According to sources familiar with the case, TIU believes
the disconnection of its power plant is the result of the company being
targeted by Kolomoyskyi, who has since offered to purchase the plant at a
steeply discounted rate. These same sources say TIU is not the first Western
company to run up against internal corruption while trying to do business in
Ukraine, but its case is an example of the deterioration of the investment
climate in the country and is likely being watched closely by other companies.
“TIU Canada was one
of the first North American private investors in green energy in Ukraine,”
Morgan Williams, president of the U.S.-Ukraine Business Council is quoted as
saying in a release. “The present court case is a real test of whether or not a
major international investor can obtain a fair trial within the current
judicial system in Ukraine.”
In an emailed statement, Yurkovich said his company will
continue to fight to be reconnected to the national grid immediately, and for
compensation for more than a year’s worth of lost revenue.

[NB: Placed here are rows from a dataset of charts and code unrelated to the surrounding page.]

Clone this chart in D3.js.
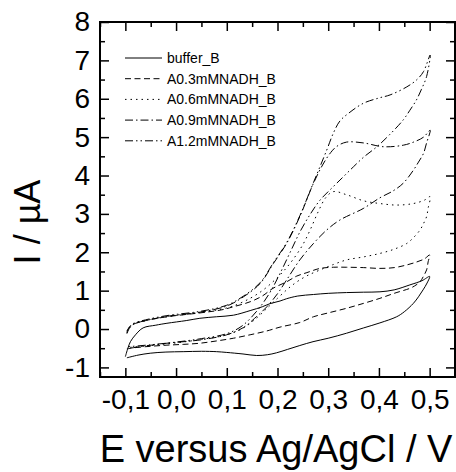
<!DOCTYPE html>
<html>
<head>
<meta charset="utf-8">
<script src="https://cdn.jsdelivr.net/npm/d3@7/dist/d3.min.js"></script>
<style>
  html, body { margin: 0; padding: 0; background: #fff; }
  svg { display: block; }
  text { font-family: "Liberation Sans", Arial, sans-serif; fill: #000; }
</style>
</head>
<body>
<svg id="chart" width="456" height="472"></svg>
<script>
// Cyclic voltammograms: forward sweep followed by reverse sweep for each solution.
const seriesNames = ["buffer_B", "A0.3mMNADH_B", "A0.6mMNADH_B", "A0.9mMNADH_B", "A1.2mMNADH_B"];

const bufferE = [-0.100, -0.095, -0.090, -0.080, -0.065, -0.040, -0.018, 0.020, 0.047, 0.080, 0.113, 0.146, 0.170, 0.185, 0.205, 0.218, 0.240, 0.271, 0.300, 0.336, 0.370, 0.402, 0.430, 0.461, 0.485, 0.500,
                 0.495, 0.487, 0.478, 0.468, 0.450, 0.435, 0.402, 0.370, 0.336, 0.300, 0.270, 0.244, 0.220, 0.198, 0.180, 0.159, 0.132, 0.100, 0.080, 0.050, 0.014, -0.020, -0.051, -0.075, -0.097];
const bufferI = [-0.72, -0.50, -0.33, -0.15, 0.03, 0.10, 0.15, 0.22, 0.28, 0.32, 0.36, 0.48, 0.58, 0.66, 0.73, 0.79, 0.86, 0.90, 0.93, 0.95, 0.96, 0.97, 1.02, 1.15, 1.26, 1.37,
                 1.20, 1.02, 0.84, 0.67, 0.45, 0.32, 0.16, 0.03, -0.11, -0.24, -0.33, -0.43, -0.53, -0.62, -0.67, -0.69, -0.65, -0.61, -0.59, -0.58, -0.59, -0.60, -0.63, -0.68, -0.75];

const nadh03E = [-0.097, -0.092, -0.085, -0.060, -0.018, 0.047, 0.090, 0.113, 0.146, 0.170, 0.191, 0.218, 0.238, 0.258, 0.284, 0.310, 0.336, 0.370, 0.402, 0.430, 0.455, 0.475, 0.490, 0.500,
                 0.497, 0.494, 0.488, 0.481, 0.470, 0.461, 0.430, 0.402, 0.370, 0.336, 0.300, 0.271, 0.244, 0.205, 0.179, 0.146, 0.113, 0.080, 0.047, 0.014, -0.018, -0.050, -0.084, -0.097];
const nadh03I = [-0.05, 0.05, 0.12, 0.22, 0.32, 0.42, 0.50, 0.58, 0.71, 0.86, 1.06, 1.23, 1.38, 1.47, 1.58, 1.61, 1.61, 1.60, 1.58, 1.60, 1.67, 1.75, 1.83, 1.93,
                 1.75, 1.54, 1.38, 1.23, 1.12, 1.06, 0.93, 0.80, 0.67, 0.54, 0.42, 0.32, 0.17, 0.05, -0.05, -0.15, -0.24, -0.31, -0.37, -0.40, -0.42, -0.45, -0.49, -0.52];

const nadh06E = [-0.097, -0.092, -0.085, -0.060, -0.018, 0.047, 0.090, 0.113, 0.146, 0.170, 0.190, 0.210, 0.230, 0.250, 0.265, 0.280, 0.295, 0.310, 0.336, 0.370, 0.402, 0.435, 0.468, 0.490, 0.501,
                 0.497, 0.494, 0.488, 0.481, 0.468, 0.455, 0.430, 0.402, 0.370, 0.336, 0.310, 0.284, 0.260, 0.244, 0.230, 0.218, 0.200, 0.180, 0.160, 0.133, 0.100, 0.050, 0.000, -0.050, -0.092];
const nadh06I = [-0.10, 0.03, 0.12, 0.22, 0.32, 0.43, 0.52, 0.60, 0.80, 1.00, 1.22, 1.48, 1.80, 2.20, 2.60, 3.05, 3.42, 3.58, 3.50, 3.34, 3.27, 3.23, 3.27, 3.36, 3.45,
                 3.15, 2.93, 2.75, 2.58, 2.38, 2.23, 2.08, 1.97, 1.88, 1.80, 1.68, 1.54, 1.40, 1.28, 1.15, 1.02, 0.80, 0.55, 0.30, 0.03, -0.15, -0.27, -0.36, -0.43, -0.48];

const nadh09E = [-0.097, -0.092, -0.085, -0.060, -0.018, 0.047, 0.100, 0.133, 0.166, 0.192, 0.218, 0.244, 0.271, 0.290, 0.305, 0.317, 0.336, 0.369, 0.409, 0.448, 0.470, 0.488, 0.501,
                 0.494, 0.488, 0.478, 0.468, 0.448, 0.428, 0.402, 0.369, 0.323, 0.297, 0.271, 0.244, 0.218, 0.200, 0.179, 0.155, 0.133, 0.100, 0.050, -0.018, -0.060, -0.091];
const nadh09I = [-0.12, 0.02, 0.12, 0.22, 0.33, 0.44, 0.60, 0.84, 1.19, 1.71, 2.23, 2.93, 3.80, 4.30, 4.60, 4.76, 4.87, 4.85, 4.75, 4.79, 4.88, 5.00, 5.18,
                 4.85, 4.58, 4.35, 4.14, 3.80, 3.60, 3.42, 3.14, 2.84, 2.58, 2.23, 1.80, 1.28, 0.92, 0.58, 0.28, 0.04, -0.15, -0.28, -0.37, -0.44, -0.50];

const nadh12E = [-0.097, -0.092, -0.085, -0.060, -0.018, 0.047, 0.100, 0.133, 0.166, 0.192, 0.218, 0.244, 0.271, 0.297, 0.310, 0.323, 0.340, 0.369, 0.400, 0.422, 0.455, 0.475, 0.488, 0.501,
                 0.494, 0.484, 0.474, 0.461, 0.448, 0.420, 0.396, 0.370, 0.350, 0.330, 0.310, 0.284, 0.265, 0.245, 0.225, 0.205, 0.185, 0.160, 0.130, 0.100, 0.050, 0.000, -0.050, -0.094];
const nadh12I = [-0.08, 0.05, 0.14, 0.24, 0.35, 0.46, 0.62, 0.86, 1.21, 1.73, 2.25, 2.95, 3.82, 4.66, 5.10, 5.42, 5.62, 5.88, 6.02, 6.10, 6.31, 6.50, 6.71, 7.14,
                 6.58, 6.25, 5.97, 5.70, 5.45, 5.05, 4.75, 4.48, 4.23, 3.97, 3.71, 3.36, 3.00, 2.55, 2.00, 1.45, 0.95, 0.48, 0.08, -0.12, -0.25, -0.34, -0.41, -0.46];

const seriesE = [bufferE, nadh03E, nadh06E, nadh09E, nadh12E];
const seriesI = [bufferI, nadh03I, nadh06I, nadh09I, nadh12I];
const dashes = [null, "6,3.5", "1.5,4", "8,3,1.5,3", "8,3,1.5,3,1.5,3"];

const xTicks = [-0.1, 0.0, 0.1, 0.2, 0.3, 0.4, 0.5];
const xTickLabels = ["-0,1", "0,0", "0,1", "0,2", "0,3", "0,4", "0,5"];
const yTicks = [-1, 0, 1, 2, 3, 4, 5, 6, 7, 8];
const yTickLabels = ["-1", "0", "1", "2", "3", "4", "5", "6", "7", "8"];
const xMinor = [-0.15, -0.05, 0.05, 0.15, 0.25, 0.35, 0.45, 0.55];
const yMinor = [-0.5, 0.5, 1.5, 2.5, 3.5, 4.5, 5.5, 6.5, 7.5];

const svg = d3.select("#chart");
const plotL = 100, plotR = 455, plotT = 22, plotB = 377;

const x = d3.scaleLinear().domain([-0.15, 0.55]).range([plotL, plotR]);
const y = d3.scaleLinear().domain([-1.25, 8]).range([plotB, plotT]);

// Curves
const line = d3.line()
  .x(d => x(d[0]))
  .y(d => y(d[1]))
  .curve(d3.curveCatmullRom.alpha(0.5));

const plot = svg.append("g");
seriesNames.forEach((name, i) => {
  const pts = seriesE[i].map((e, k) => [e, seriesI[i][k]]);
  plot.append("path")
    .attr("d", line(pts))
    .attr("fill", "none")
    .attr("stroke", "#000")
    .attr("stroke-width", 1)
    .attr("stroke-dasharray", dashes[i]);
});

// Axes: ticks point inward on all four sides
function drawTicks(g, axis) {
  g.call(axis);
  g.select(".domain").remove();
  g.selectAll("line").attr("stroke", "#000").attr("stroke-width", 1.5);
}

svg.append("g").attr("transform", `translate(0,${plotB})`)
  .call(g => drawTicks(g, d3.axisBottom(x).tickValues(xTicks).tickSize(-9).tickFormat((d, i) => xTickLabels[i]).tickPadding(12)))
  .call(g => g.selectAll("text").attr("font-size", 28));
svg.append("g").attr("transform", `translate(0,${plotB})`)
  .call(g => drawTicks(g, d3.axisBottom(x).tickValues(xMinor).tickSize(-5).tickFormat("")));
svg.append("g").attr("transform", `translate(0,${plotT})`)
  .call(g => drawTicks(g, d3.axisTop(x).tickValues(xTicks).tickSize(-9).tickFormat("")));
svg.append("g").attr("transform", `translate(0,${plotT})`)
  .call(g => drawTicks(g, d3.axisTop(x).tickValues(xMinor).tickSize(-5).tickFormat("")));

svg.append("g").attr("transform", `translate(${plotL},0)`)
  .call(g => drawTicks(g, d3.axisLeft(y).tickValues(yTicks).tickSize(-9).tickFormat((d, i) => yTickLabels[i]).tickPadding(10)))
  .call(g => g.selectAll("text").attr("font-size", 28));
svg.append("g").attr("transform", `translate(${plotL},0)`)
  .call(g => drawTicks(g, d3.axisLeft(y).tickValues(yMinor).tickSize(-5).tickFormat("")));
svg.append("g").attr("transform", `translate(${plotR},0)`)
  .call(g => drawTicks(g, d3.axisRight(y).tickValues(yTicks).tickSize(-9).tickFormat("")));
svg.append("g").attr("transform", `translate(${plotR},0)`)
  .call(g => drawTicks(g, d3.axisRight(y).tickValues(yMinor).tickSize(-5).tickFormat("")));

// Frame
svg.append("rect")
  .attr("x", plotL).attr("y", plotT)
  .attr("width", plotR - plotL).attr("height", plotB - plotT)
  .attr("fill", "none").attr("stroke", "#000").attr("stroke-width", 2);

// Axis titles
svg.append("text")
  .attr("x", 276).attr("y", 462)
  .attr("text-anchor", "middle").attr("font-size", 38)
  .text("E versus Ag/AgCl / V");
svg.append("text")
  .attr("transform", "translate(40,222) rotate(-90)")
  .attr("text-anchor", "middle").attr("font-size", 36)
  .text("I / µA");

// Legend
const legend = svg.append("g");
seriesNames.forEach((name, i) => {
  const ly = 58 + i * 20.7;
  legend.append("line")
    .attr("x1", 125).attr("x2", 162).attr("y1", ly).attr("y2", ly)
    .attr("stroke", "#000").attr("stroke-width", 1)
    .attr("stroke-dasharray", dashes[i]);
  legend.append("text")
    .attr("x", 167).attr("y", ly + 5)
    .attr("font-size", 14)
    .text(name);
});
</script>
</body>
</html>
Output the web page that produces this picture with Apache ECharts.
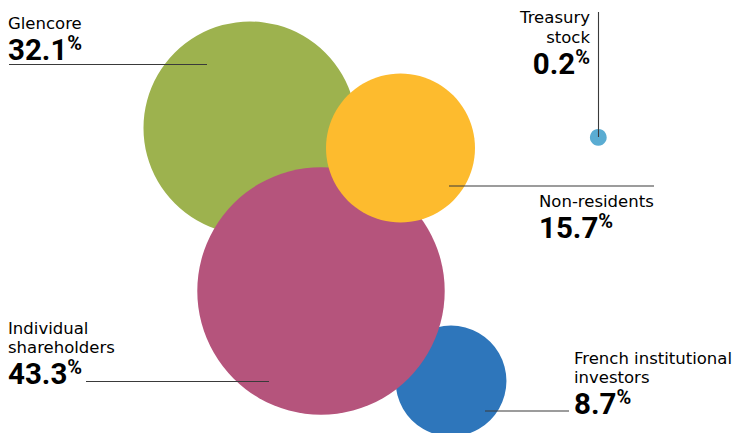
<!DOCTYPE html>
<html>
<head>
<meta charset="utf-8">
<script src="https://cdn.jsdelivr.net/npm/echarts@6/dist/echarts.min.js"></script>
<style>
  html, body { margin: 0; padding: 0; background: #ffffff; }
  #chart { width: 736px; height: 433px; }
</style>
</head>
<body>
<div id="chart"></div>
<script>
// ---- data ----
const categories = ['French institutional\ninvestors', 'Glencore', 'Individual\nshareholders', 'Non-residents', 'Treasury\nstock'];
const shares = [8.7, 32.1, 43.3, 15.7, 0.2];
const colors = ['#2e76bb', '#9db24e', '#b5547c', '#fdbb2e', '#5aacd2'];

// ---- layout (bubble centres & label anchors, in chart units) ----
const bubbleX = [451, 250, 321, 400.5, 598.3];
const bubbleY = [381, 128, 291, 148, 137.4];
const labelSpec = [
  { x: 574, align: 'left',  first: 363.3, line: [[485, 411], [569, 411]] },
  { x: 8,   align: 'left',  first: 28.0,  line: [[9, 64.5], [207, 64.5]] },
  { x: 8,   align: 'left',  first: 333.3, line: [[86, 381.5], [269, 381.5]] },
  { x: 539, align: 'left',  first: 206.5, line: [[449, 186], [654, 186]] },
  { x: 590, align: 'right', first: 22.8,  line: [[598.5, 12], [598.5, 137]] }
];
const SCALE = 18.8; // radius per sqrt(%)

const REG_FAMILY = '"DejaVu Sans", Roboto, sans-serif';
const BOLD_FAMILY = 'Roboto, "DejaVu Sans", sans-serif';
const REG = 16.5, BOLD = 29.5, PCT = 20, LINE_H = 19.4, VAL_H = 32, PCT_H = 24;

const chart = echarts.init(document.getElementById('chart'), null, { renderer: 'svg' });

const scatterData = categories.map((c, i) => ({
  name: c,
  value: [bubbleX[i], bubbleY[i], shares[i]],
  itemStyle: { color: colors[i], opacity: 1 }
}));

const richStyles = {
  r: { fontFamily: REG_FAMILY, fontWeight: 400, fontSize: REG, lineHeight: LINE_H, color: '#3d3d3d' },
  v: { fontFamily: BOLD_FAMILY, fontWeight: 700, fontSize: BOLD, lineHeight: VAL_H, color: '#231f20', verticalAlign: 'bottom' },
  p: { fontFamily: BOLD_FAMILY, fontWeight: 700, fontSize: PCT, lineHeight: PCT_H, color: '#231f20', verticalAlign: 'top' }
};

chart.setOption({
  animation: false,
  backgroundColor: '#ffffff',
  grid: { left: 0, right: 0, top: 0, bottom: 0 },
  xAxis: { type: 'value', min: 0, max: 736, show: false },
  yAxis: { type: 'value', min: 0, max: 433, inverse: true, show: false },
  series: [
    {
      type: 'scatter',
      data: scatterData,
      symbol: 'circle',
      symbolSize: v => 2 * SCALE * Math.sqrt(v[2]),
      emphasis: { disabled: true },
      z: 2
    },
    {
      type: 'custom',
      z: 5,
      silent: true,
      data: categories.map((c, i) => [i]),
      renderItem: function (params, api) {
        const i = api.value(0);
        const s = labelSpec[i];
        const p1 = api.coord(s.line[0]);
        const p2 = api.coord(s.line[1]);
        const nameLines = categories[i].split('\n').map(t => '{r|' + t + '}');
        const text = nameLines.join('\n') + '\n{v|' + shares[i].toFixed(1) + '}{p|%}';
        const anchor = api.coord([s.x, s.first]);
        return {
          type: 'group',
          children: [
            {
              type: 'line',
              shape: { x1: p1[0], y1: p1[1], x2: p2[0], y2: p2[1] },
              style: { stroke: '#3a3a3a', lineWidth: 1.1 }
            },
            {
              type: 'text',
              style: {
                x: anchor[0],
                y: anchor[1] - 0.3 * REG - LINE_H / 2,
                text: text,
                rich: richStyles,
                align: s.align,
                verticalAlign: 'top'
              }
            }
          ]
        };
      }
    }
  ]
});
</script>
</body>
</html>
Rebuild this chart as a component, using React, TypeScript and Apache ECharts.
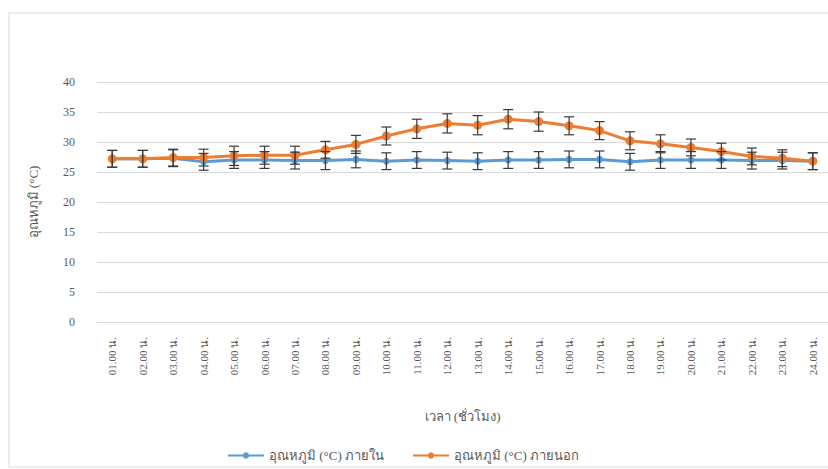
import React, { useEffect, useRef } from "react";
import * as echarts from "echarts";

const hours = ["01.00 น.","02.00 น.","03.00 น.","04.00 น.","05.00 น.","06.00 น.","07.00 น.","08.00 น.","09.00 น.","10.00 น.","11.00 น.","12.00 น.","13.00 น.","14.00 น.","15.00 น.","16.00 น.","17.00 น.","18.00 น.","19.00 น.","20.00 น.","21.00 น.","22.00 น.","23.00 น.","24.00 น."];
const insideTemp = [27.2,27.2,27.3,26.7,27.0,27.0,26.9,26.9,27.1,26.8,27.0,26.9,26.8,27.0,27.0,27.1,27.1,26.7,27.0,27.0,27.0,26.9,26.9,26.8];
const insideErr = [1.4,1.4,1.4,1.4,1.4,1.4,1.4,1.5,1.4,1.4,1.4,1.4,1.4,1.4,1.4,1.4,1.4,1.4,1.4,1.4,1.4,1.4,1.4,1.4];
const outsideTemp = [27.2,27.2,27.4,27.4,27.7,27.8,27.8,28.7,29.6,31.0,32.2,33.1,32.8,33.8,33.4,32.7,31.9,30.2,29.7,29.1,28.4,27.6,27.3,26.8];
const outsideErr = [1.4,1.4,1.4,1.4,1.6,1.5,1.5,1.4,1.5,1.5,1.6,1.6,1.6,1.6,1.6,1.5,1.5,1.5,1.5,1.4,1.4,1.4,1.4,1.4];
const yTicks = { min: 0, max: 40, interval: 5 };
const seriesNames = ["อุณหภูมิ (°C) ภายใน", "อุณหภูมิ (°C) ภายนอก"];
const xName = "เวลา (ชั่วโมง)";
const yName = "อุณหภูมิ (°C)";

const FONT = "'Liberation Serif', 'Noto Sans', serif";

function errorSeries(means: number[], errs: number[]) {
  return {
    type: "custom",
    silent: true,
    z: 5,
    data: means.map((m, i) => [i, m - errs[i], m + errs[i]]),
    renderItem: (params: any, api: any) => {
      const x = api.value(0);
      const lo = api.coord([x, api.value(1)]);
      const hi = api.coord([x, api.value(2)]);
      const w = 5;
      const style = { stroke: "#3a3a3a", lineWidth: 1.2 };
      return {
        type: "group",
        children: [
          { type: "line", shape: { x1: lo[0], y1: lo[1], x2: hi[0], y2: hi[1] }, style },
          { type: "line", shape: { x1: lo[0] - w, y1: lo[1], x2: lo[0] + w, y2: lo[1] }, style },
          { type: "line", shape: { x1: hi[0] - w, y1: hi[1], x2: hi[0] + w, y2: hi[1] }, style },
        ],
      };
    },
  };
}

export default function App() {
  const ref = useRef<HTMLDivElement>(null);
  useEffect(() => {
    if (!ref.current) return;
    const chart = echarts.init(ref.current, undefined, { renderer: "svg" });
    chart.setOption({
      animation: false,
      backgroundColor: "#ffffff",
      graphic: [
        {
          type: "rect",
          shape: { x: 9, y: 13, width: 840, height: 454 },
          style: { fill: "none", stroke: "#d9d9d9", lineWidth: 1 },
          silent: true,
        },
      ],
      grid: { left: 97, right: -2, top: 82, bottom: 147 },
      legend: {
        data: seriesNames,
        top: 444,
        left: 222,
        itemWidth: 36,
        itemHeight: 8,
        itemGap: 28,
        textStyle: { fontFamily: FONT, fontSize: 13, color: "#595959" },
      },
      xAxis: {
        type: "category",
        data: hours,
        boundaryGap: true,
        name: xName,
        nameLocation: "middle",
        nameGap: 88,
        nameTextStyle: { fontFamily: FONT, fontSize: 13, color: "#595959" },
        axisLine: { show: true, lineStyle: { color: "#d9d9d9" } },
        axisTick: { show: false },
        axisLabel: { rotate: 90, fontFamily: FONT, fontSize: 11, color: "#595959", margin: 15, interval: 0 },
      },
      yAxis: {
        type: "value",
        min: yTicks.min,
        max: yTicks.max,
        interval: yTicks.interval,
        name: yName,
        nameLocation: "middle",
        nameGap: 57,
        nameTextStyle: { fontFamily: FONT, fontSize: 13, color: "#595959" },
        axisLine: { show: false },
        axisTick: { show: false },
        axisLabel: { fontFamily: FONT, fontSize: 12, color: "#595959", margin: 22 },
        splitLine: { lineStyle: { color: "#d9d9d9", width: 1 } },
      },
      series: [
        {
          name: seriesNames[0],
          type: "line",
          data: insideTemp,
          color: "#5B9BD5",
          lineStyle: { width: 3, color: "#5B9BD5" },
          symbol: "circle",
          symbolSize: 7,
          itemStyle: { color: "#5B9BD5" },
          z: 3,
        },
        {
          name: seriesNames[1],
          type: "line",
          data: outsideTemp,
          color: "#ED7D31",
          lineStyle: { width: 3, color: "#ED7D31" },
          symbol: "circle",
          symbolSize: 9,
          itemStyle: { color: "#ED7D31" },
          z: 4,
        },
        errorSeries(insideTemp, insideErr),
        errorSeries(outsideTemp, outsideErr),
      ],
    });
    return () => chart.dispose();
  }, []);
  return (
    <div
      ref={ref}
      style={{ position: "absolute", left: 0, top: 0, width: 828, height: 469, overflow: "hidden" }}
    />
  );
}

He said TIU invested
in Ukraine believing that it was an important European market in the process of
opening up to the world.
“Instead, we are seeing a small group of Russian-backed
oligarchs attempting to drain the country of its wealth, sapping Ukraine’s
economic potential for their personal gain,” Yurkovich said. “The Ukrainian
people are tired of this, and so are those of us in the business community who
invested in the country’s future in good faith, only to be met with arbitrary
actions and corrupt institutions.”
Yurkovich said TIU is also calling on the Canadian
government to use “all the policy instruments at its disposal” to help the
company achieve a positive resolution.